Fresh Berry Party Cake
If you will be serving the cake the day it is made, cover each layer of buttercream with fresh berries – use whole raspberries, sliced or halved strawberries or whole blackberries, and match the preserves to the fruit. You can replace the coconut on top of the cake with a crown of berries, or use both coconut and berries. You can also replace the buttercream between the layers with fairly firmly whipped sweetened cream and then either frost the cake with buttercream (the contrast between the lighter whipped cream and the firmer buttercream is nice) or finish it with more whipped cream. If you use whipped cream, you’ll have to store the cake the in the refrigerator – let it sit for about 20 minutes at room temperature before serving.


  1. Now I have "a very unhappy birthday to you" going through my head. :)
    A lovely cake you have made.

  2. Tee hee. This so cute. A lovely post. This is exactly the cake that would be served at a mad hatter's tea party.

  3. A perfect, gorgeous party cake, well done Elle!

  4. Adorable. Love the spotty candles on top. Glad you joined the party.

  5. Bring this cake and you'll never be late to any party. This is the cake that will start the partyl
    You do the coolest things with your stories and the DB challenges!

  6. A very beautiful cake! :)

  7. You have a very beautiful Perfect Party Cake! Happy unbirthday! :-)

  8. Anonymous6:34 AM

    This cake would be perfect for Alice's tea party! Gorgeous and I love your story to go along with it! :)

  9. Gorgeous cake. I love the picture of the one slice. And again another awesome story you tell around it.

  10. A perfect Un-Birthday cake! I always love reading your DB write ups - so creative! Beautiful cake!

  11. Anonymous9:21 AM

    Oh please tell me we are going to get a published book of all the Daring Baker Tales in the land of St. Honore!!

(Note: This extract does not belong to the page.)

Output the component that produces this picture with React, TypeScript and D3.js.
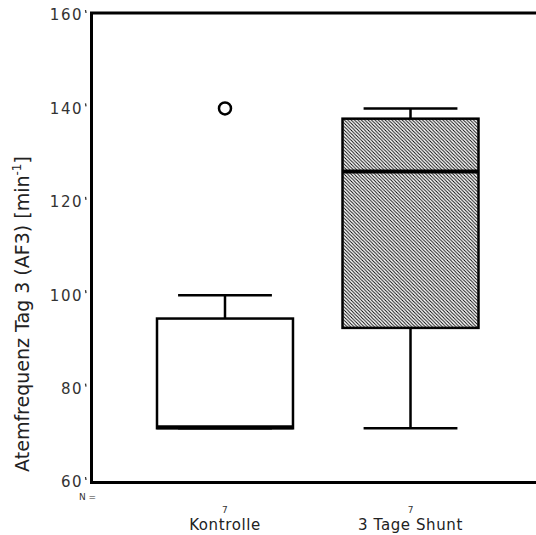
import React, { useRef, useEffect } from "react";
import { select, scaleLinear, scaleBand } from "d3";

const groups = ["Kontrolle", "3 Tage Shunt"];
const counts = [7, 7];
const q1 = [71.5, 93];
const medians = [71.5, 126.5];
const q3 = [95, 137.8];
const whiskLow = [71.5, 71.5];
const whiskHigh = [100, 140];
const outliers = [[140], []];
const hatched = [false, true];
const yTicks = [60, 80, 100, 120, 140, 160];

export default function App() {
  const svgRef = useRef<SVGSVGElement>(null);

  useEffect(() => {
    const svg = select(svgRef.current);
    svg.selectAll("*").remove();

    const y = scaleLinear().domain([60, 160]).range([482, 15]);
    const x = scaleBand().domain(groups).range([157, 478.5]).paddingInner(0.267).paddingOuter(0);

    const defs = svg.append("defs");
    const pat = defs.append("pattern")
      .attr("id", "hatch")
      .attr("patternUnits", "userSpaceOnUse")
      .attr("width", 3.4)
      .attr("height", 3.4);
    pat.append("rect").attr("width", 3.4).attr("height", 3.4).attr("fill", "#fff");
    pat.append("path")
      .attr("d", "M0,0 L3.4,3.4 M-1,2.4 L1,4.4 M2.4,-1 L4.4,1")
      .attr("stroke", "#000")
      .attr("stroke-width", 0.9);

    // frame
    svg.append("path")
      .attr("d", `M560,13 L91.5,13 L91.5,482.5 L560,482.5`)
      .attr("fill", "none")
      .attr("stroke", "#000")
      .attr("stroke-width", 3);

    // y ticks
    const yt = svg.append("g").attr("font-family", "DejaVu Sans").attr("font-size", 15)
      .attr("letter-spacing", 1.5).attr("fill", "#333");
    yTicks.forEach(t => {
      yt.append("text")
        .attr("x", 83).attr("y", y(t)).attr("dy", "0.36em")
        .attr("text-anchor", "end").text(t);
      yt.append("line")
        .attr("x1", 85.5).attr("x2", 86)
        .attr("y1", y(t) - 5).attr("y2", y(t) - 2)
        .attr("stroke", "#333").attr("stroke-width", 1.3);
    });

    // y label
    const lab = svg.append("text")
      .attr("transform", `translate(29,314) rotate(-90)`)
      .attr("text-anchor", "middle")
      .attr("font-family", "DejaVu Sans")
      .attr("font-size", 19)
      .attr("fill", "#222");
    lab.append("tspan").text("Atemfrequenz Tag 3 (AF3) [min");
    lab.append("tspan").attr("font-size", 12).attr("dy", -8).text("-1");
    lab.append("tspan").attr("dy", 8).text("]");

    // boxes
    groups.forEach((g, i) => {
      const x0 = x(g)!;
      const w = x.bandwidth();
      const cx = x0 + w / 2;
      const capW = w * 0.69;
      const bx = svg.append("g").attr("stroke", "#000").attr("fill", "none");

      bx.append("line").attr("x1", cx).attr("x2", cx).attr("y1", y(q3[i])).attr("y2", y(whiskHigh[i])).attr("stroke-width", 2.5);
      bx.append("line").attr("x1", cx).attr("x2", cx).attr("y1", y(q1[i])).attr("y2", y(whiskLow[i])).attr("stroke-width", 2.5);
      bx.append("line").attr("x1", cx - capW / 2).attr("x2", cx + capW / 2).attr("y1", y(whiskHigh[i])).attr("y2", y(whiskHigh[i])).attr("stroke-width", 2.5);
      bx.append("line").attr("x1", cx - capW / 2).attr("x2", cx + capW / 2).attr("y1", y(whiskLow[i])).attr("y2", y(whiskLow[i])).attr("stroke-width", 2.5);

      bx.append("rect")
        .attr("x", x0).attr("y", y(q3[i]))
        .attr("width", w).attr("height", y(q1[i]) - y(q3[i]))
        .attr("fill", hatched[i] ? "url(#hatch)" : "#fff")
        .attr("stroke-width", 2.5);
      bx.append("line")
        .attr("x1", x0).attr("x2", x0 + w)
        .attr("y1", y(medians[i]) - (medians[i] === q1[i] ? 1 : 0))
        .attr("y2", y(medians[i]) - (medians[i] === q1[i] ? 1 : 0))
        .attr("stroke-width", 4);

      outliers[i].forEach(o => {
        bx.append("circle").attr("cx", cx).attr("cy", y(o)).attr("r", 6).attr("stroke-width", 2.5).attr("fill", "#fff");
      });

      svg.append("text")
        .attr("x", cx).attr("y", 513)
        .attr("text-anchor", "middle")
        .attr("font-family", "DejaVu Sans").attr("font-size", 9).attr("fill", "#333")
        .text(counts[i]);
      svg.append("text")
        .attr("x", cx).attr("y", 530)
        .attr("text-anchor", "middle")
        .attr("font-family", "DejaVu Sans").attr("font-size", 15).attr("letter-spacing", 0.6)
        .attr("fill", "#222")
        .text(g);
    });

    svg.append("text")
      .attr("x", 79).attr("y", 500)
      .attr("font-family", "DejaVu Sans").attr("font-size", 9).attr("fill", "#333")
      .text("N =");
  }, []);

  return (
    <svg ref={svgRef} width={536} height={535}
      style={{ position: "absolute", left: 0, top: 0, background: "#fff" }} />
  );
}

    As usual not only is your cake lovely but I love the story.

  12. I always so look forward to your DB posts and their wonderful story! You did not disappoint!

  13. Peabody, It's 'a very merry unbirthday to you...and you', in the Disney version. Hope that doesn't go round in your head too long :)

  14. The Cheshire cat would be smiling from ear to ear with your unbirthday cake Elle:D

  15. What an adorable post! And gorgeous looking party cake!

  16. What a big, lovely, fluffy cake you made, Elle! I was also in a funny bunny mood when I made it and posted about it ;)

  17. Lovely cake Elle! Love the Alice in Wonderland reference!

  18. Elle, I enjoy your DB entries so much. They are so charming! This one is no exception. And, your cake truly does look "perfectly delicious"!

  19. Anonymous11:43 AM

    Your cake looks perfect!

  20. Your cake looks wonderful, so tall and elegant. Great post too.

  21. Gorgeous! I love the snowy white look of your cake!

  22. I love the story...Alice in Wonderland is great! The cake is just wonderful...a "very Merry Un-Birthday to you!"

  23. Anonymous6:49 PM

    i didn't do the coconut on the outside of my cake; it looks so fun and fluffy and festive! love the head-on shot of the single slice.

  24. What a gorgeous cake, Elle and the post is just too precious!

  25. Oh my, this looks just like the one in Dorie's book. Great write up.

  26. Anonymous6:01 PM

    Elle, your cake looks lovely. Just like a busby caught in a snow storm!
    I love your St. Honore stories.

    (hoping your family members are OK.)

  27. This is a gret cake for a birthday and an unbirthday too.

  28. I think I hurt myself staring at the screen! Sorry I am so late making the rounds...The cake turned out perfect indeed! Ma'velous my dear!